Re: Is/Ought boundary (was Re: Trans-extropian principles)

Eric Watt Forste (arkuat@factory.net)
Tue, 30 Jul 1996 20:03:32 -0700


At 6:56 PM 7/28/96, Tim Freeman wrote:
>How do you jump the is/ought barrier?

Here's my latest trick for this one. It vaguely and metaphorically
resembles a mathematical generalization over possible values.

Aristotle distinguished between extrinsic values and intrinsic values. He
thought intrinsic values were better because extrinsic values "partake of
drudgery". What bothered me about this is all the "higher values" like
truth and justice usually turn out to be generalizably extrinsic. Living
according to the "higher values" turns out to be useful in getting all
sorts of petty little personal preferences accomplished, and flouting the
"higher values" tends to screw you over.

And even though the quest for increasingly excellent scientific theories
turns out to be extremely generalizably extrinsic, those who contribute to
that quest hardly think of their activity as "drudgery". Usually it's
something that they come to value intrinsically as well, especially the
best of them.

Anyway (sorry about the laborious background): let's say there's something
you want, x, doesn't matter what it is. Now in general, for any possible
goal x, a better understanding of your environment will help you attain it.
Harmonious (and profitable!) interactions with your fellows will usually
help you attain it. (Minsky discusses this kind of thing in the "Functional
Autonomy" section of SOM.) There is a small nonpermissible subset of
possible goals x for which this is not true (e. g. a desire to go around
randomly chopping off people's heads), and cooking up a demarcation of that
nonpermissible subset is a matter for further research. (This is the
problem of "natural law"... the marked-off subset of non-permissible goals
include things like murder and plunder.)

But there are many extrinsic subgoals that generalize very nicely across an
extremely broad set of permissible end-goals (the intrinsic ones). So if I
whimsically decide to constrain my goals to accord to natural law (I decide
I'm not interested in killing and plundering), then no matter what my
idiosyncratic goals are within the remaining goal-universe, I can serve
those ends indirectly by working towards increasing my understanding of the
world and increasing the harmony of my relationships with others (take
harmony in a strictly market sense, *if* you like, with profit as its
measure... there are other interpretations).
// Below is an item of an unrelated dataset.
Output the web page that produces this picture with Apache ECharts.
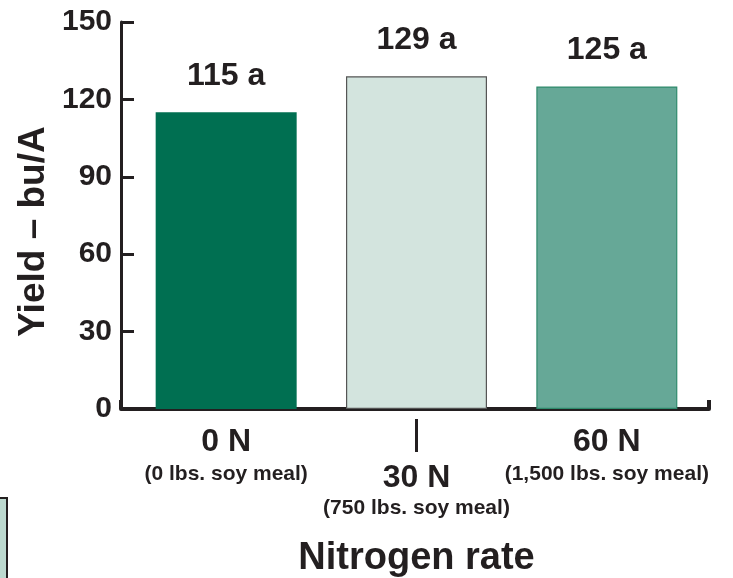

So, given the "natural law" constraints, I don't even have to know much
about the particular identities of my idiosyncratic tastes and intrinsic
goals to know how I can serve them in the long run, to know what I ought to
do. (This is the theory, but see my remark at the end of this post.)

Why does the "natural law" mark off the non-permissible goals? Because
those goals are generalizably disextrinsic... they tend to work against the
attainment of any of the much larger set of possible goals not forbidden by
the "natural law". But the problem of making the demarcation precise is
still a hard one, though some good work has been done recently (e. g.
Gauthier).

The demarcation problem is also, for me, closely related to the foundations
of libertarian political theory. If there's going to be a government, it
should only prohibit a minimal set of "bad" things, and mandate practically
nothing. The demarcation of law (or what the law should ideally be) from
morality, and of morality from taste, is very important to me for this
reason. Law should be a lot less pluralistic than morality, and morality
should be a lot less pluralistic than taste. But all of these things are
values.

Making all this precise? Well, maybe I'll expand this into a thesis
someday, if I don't get sidetracked by some other interesting problem.
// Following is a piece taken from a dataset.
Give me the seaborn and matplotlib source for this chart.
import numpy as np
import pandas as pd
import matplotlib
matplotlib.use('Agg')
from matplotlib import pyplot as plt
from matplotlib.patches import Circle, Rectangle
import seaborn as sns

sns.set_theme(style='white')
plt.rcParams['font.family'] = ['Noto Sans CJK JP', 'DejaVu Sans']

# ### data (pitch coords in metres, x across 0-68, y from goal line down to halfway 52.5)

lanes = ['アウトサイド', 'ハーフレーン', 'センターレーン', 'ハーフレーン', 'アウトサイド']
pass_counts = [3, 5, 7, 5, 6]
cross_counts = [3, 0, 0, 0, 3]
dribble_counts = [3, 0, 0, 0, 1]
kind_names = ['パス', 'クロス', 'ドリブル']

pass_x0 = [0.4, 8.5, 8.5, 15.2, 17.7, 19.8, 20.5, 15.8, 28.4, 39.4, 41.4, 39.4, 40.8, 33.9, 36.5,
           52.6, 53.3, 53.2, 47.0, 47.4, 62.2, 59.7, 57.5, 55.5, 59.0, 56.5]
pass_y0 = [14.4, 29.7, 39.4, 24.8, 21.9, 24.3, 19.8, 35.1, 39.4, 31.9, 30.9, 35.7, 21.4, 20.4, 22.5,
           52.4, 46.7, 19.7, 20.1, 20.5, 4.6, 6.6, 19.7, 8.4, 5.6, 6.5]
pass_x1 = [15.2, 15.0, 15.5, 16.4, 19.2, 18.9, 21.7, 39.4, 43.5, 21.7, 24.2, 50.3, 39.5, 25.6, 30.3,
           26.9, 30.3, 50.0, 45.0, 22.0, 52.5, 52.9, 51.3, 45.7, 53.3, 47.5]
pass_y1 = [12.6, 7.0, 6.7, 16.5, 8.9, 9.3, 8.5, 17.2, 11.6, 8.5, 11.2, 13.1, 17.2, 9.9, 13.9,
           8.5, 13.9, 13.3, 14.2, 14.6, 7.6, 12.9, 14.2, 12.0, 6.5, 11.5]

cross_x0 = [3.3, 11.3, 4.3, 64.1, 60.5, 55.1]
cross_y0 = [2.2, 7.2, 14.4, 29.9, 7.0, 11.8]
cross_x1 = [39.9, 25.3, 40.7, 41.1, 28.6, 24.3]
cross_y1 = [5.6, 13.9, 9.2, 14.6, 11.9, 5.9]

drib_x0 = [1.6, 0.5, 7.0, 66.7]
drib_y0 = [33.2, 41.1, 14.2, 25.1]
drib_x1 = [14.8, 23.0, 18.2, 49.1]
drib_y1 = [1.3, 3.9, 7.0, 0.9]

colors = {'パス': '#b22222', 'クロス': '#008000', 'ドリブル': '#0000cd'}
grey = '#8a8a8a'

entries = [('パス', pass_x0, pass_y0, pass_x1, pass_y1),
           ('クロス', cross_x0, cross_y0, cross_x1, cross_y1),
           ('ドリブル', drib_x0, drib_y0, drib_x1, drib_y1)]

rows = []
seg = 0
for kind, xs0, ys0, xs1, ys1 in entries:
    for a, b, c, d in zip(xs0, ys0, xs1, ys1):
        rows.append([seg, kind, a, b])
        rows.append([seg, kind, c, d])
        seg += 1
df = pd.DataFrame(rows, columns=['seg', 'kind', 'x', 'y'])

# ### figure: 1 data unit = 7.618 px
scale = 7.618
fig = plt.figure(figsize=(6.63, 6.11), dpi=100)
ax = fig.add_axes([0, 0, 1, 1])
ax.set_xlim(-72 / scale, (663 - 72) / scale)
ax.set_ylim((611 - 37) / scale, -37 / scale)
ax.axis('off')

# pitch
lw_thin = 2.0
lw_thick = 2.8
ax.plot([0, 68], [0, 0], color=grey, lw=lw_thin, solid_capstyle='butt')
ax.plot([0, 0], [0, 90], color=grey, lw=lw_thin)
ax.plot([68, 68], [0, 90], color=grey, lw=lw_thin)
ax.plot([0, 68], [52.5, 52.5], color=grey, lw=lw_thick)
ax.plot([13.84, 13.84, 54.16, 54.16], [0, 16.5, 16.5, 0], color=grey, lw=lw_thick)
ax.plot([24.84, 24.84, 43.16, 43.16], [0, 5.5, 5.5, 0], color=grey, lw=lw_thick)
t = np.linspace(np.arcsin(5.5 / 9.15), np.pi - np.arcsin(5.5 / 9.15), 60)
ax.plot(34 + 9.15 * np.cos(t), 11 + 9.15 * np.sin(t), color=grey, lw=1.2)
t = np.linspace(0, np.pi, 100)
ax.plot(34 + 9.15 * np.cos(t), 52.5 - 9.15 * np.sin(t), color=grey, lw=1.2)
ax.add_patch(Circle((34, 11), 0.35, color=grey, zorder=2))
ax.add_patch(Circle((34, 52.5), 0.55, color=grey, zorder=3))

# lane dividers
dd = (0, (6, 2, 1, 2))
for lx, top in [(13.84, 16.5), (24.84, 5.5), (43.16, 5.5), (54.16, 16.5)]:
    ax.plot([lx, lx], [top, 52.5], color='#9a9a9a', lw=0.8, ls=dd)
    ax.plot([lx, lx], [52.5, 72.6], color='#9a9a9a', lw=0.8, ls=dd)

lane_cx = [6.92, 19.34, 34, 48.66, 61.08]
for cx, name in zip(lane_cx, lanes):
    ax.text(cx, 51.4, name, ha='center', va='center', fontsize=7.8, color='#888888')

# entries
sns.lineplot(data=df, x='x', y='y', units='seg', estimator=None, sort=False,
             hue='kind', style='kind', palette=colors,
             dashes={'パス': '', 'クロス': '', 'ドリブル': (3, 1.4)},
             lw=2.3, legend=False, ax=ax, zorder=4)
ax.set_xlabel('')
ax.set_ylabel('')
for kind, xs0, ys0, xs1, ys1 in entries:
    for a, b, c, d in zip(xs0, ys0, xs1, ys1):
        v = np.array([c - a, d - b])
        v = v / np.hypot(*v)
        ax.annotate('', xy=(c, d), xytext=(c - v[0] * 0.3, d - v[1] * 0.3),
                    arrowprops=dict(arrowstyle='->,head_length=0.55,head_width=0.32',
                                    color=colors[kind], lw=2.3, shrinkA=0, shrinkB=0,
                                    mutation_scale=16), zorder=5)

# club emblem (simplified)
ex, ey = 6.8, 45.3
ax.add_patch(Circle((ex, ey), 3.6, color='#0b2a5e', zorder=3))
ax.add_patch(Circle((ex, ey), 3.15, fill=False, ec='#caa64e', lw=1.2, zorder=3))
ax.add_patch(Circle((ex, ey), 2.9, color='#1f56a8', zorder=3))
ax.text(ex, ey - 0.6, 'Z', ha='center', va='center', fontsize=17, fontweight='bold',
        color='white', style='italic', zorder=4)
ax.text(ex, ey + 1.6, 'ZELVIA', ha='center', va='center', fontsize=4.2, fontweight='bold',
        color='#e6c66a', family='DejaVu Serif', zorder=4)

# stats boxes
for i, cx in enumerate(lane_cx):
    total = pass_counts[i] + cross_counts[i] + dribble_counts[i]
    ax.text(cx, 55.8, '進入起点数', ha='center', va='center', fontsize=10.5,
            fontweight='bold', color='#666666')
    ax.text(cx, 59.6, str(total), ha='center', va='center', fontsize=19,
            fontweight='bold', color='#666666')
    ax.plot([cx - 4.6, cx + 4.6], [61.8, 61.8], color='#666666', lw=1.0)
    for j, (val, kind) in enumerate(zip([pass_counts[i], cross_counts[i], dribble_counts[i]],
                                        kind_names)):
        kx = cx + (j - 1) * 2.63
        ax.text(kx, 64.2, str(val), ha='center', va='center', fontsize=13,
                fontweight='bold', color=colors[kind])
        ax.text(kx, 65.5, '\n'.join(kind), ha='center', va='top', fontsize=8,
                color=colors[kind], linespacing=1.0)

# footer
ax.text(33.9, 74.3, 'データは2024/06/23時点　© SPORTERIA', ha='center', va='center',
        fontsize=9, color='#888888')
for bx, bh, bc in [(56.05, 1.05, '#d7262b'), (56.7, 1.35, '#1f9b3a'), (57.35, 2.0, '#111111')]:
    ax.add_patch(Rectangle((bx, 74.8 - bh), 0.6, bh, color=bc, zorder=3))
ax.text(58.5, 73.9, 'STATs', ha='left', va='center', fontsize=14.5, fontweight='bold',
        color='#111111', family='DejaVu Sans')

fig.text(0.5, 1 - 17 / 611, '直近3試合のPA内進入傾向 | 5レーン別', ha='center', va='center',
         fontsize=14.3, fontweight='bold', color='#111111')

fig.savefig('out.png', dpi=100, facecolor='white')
And before anyone leaps in, I already know that in theorizing about human
values, more than in any other theoretical domain, we must be very careful
not to confuse the map with the territory. These are just theories, or
rather analogies that point in a direction in which a theory might be
developed. I'll be happy if I can someday improve on Kant and Gauthier.
There will always be room for further refinements.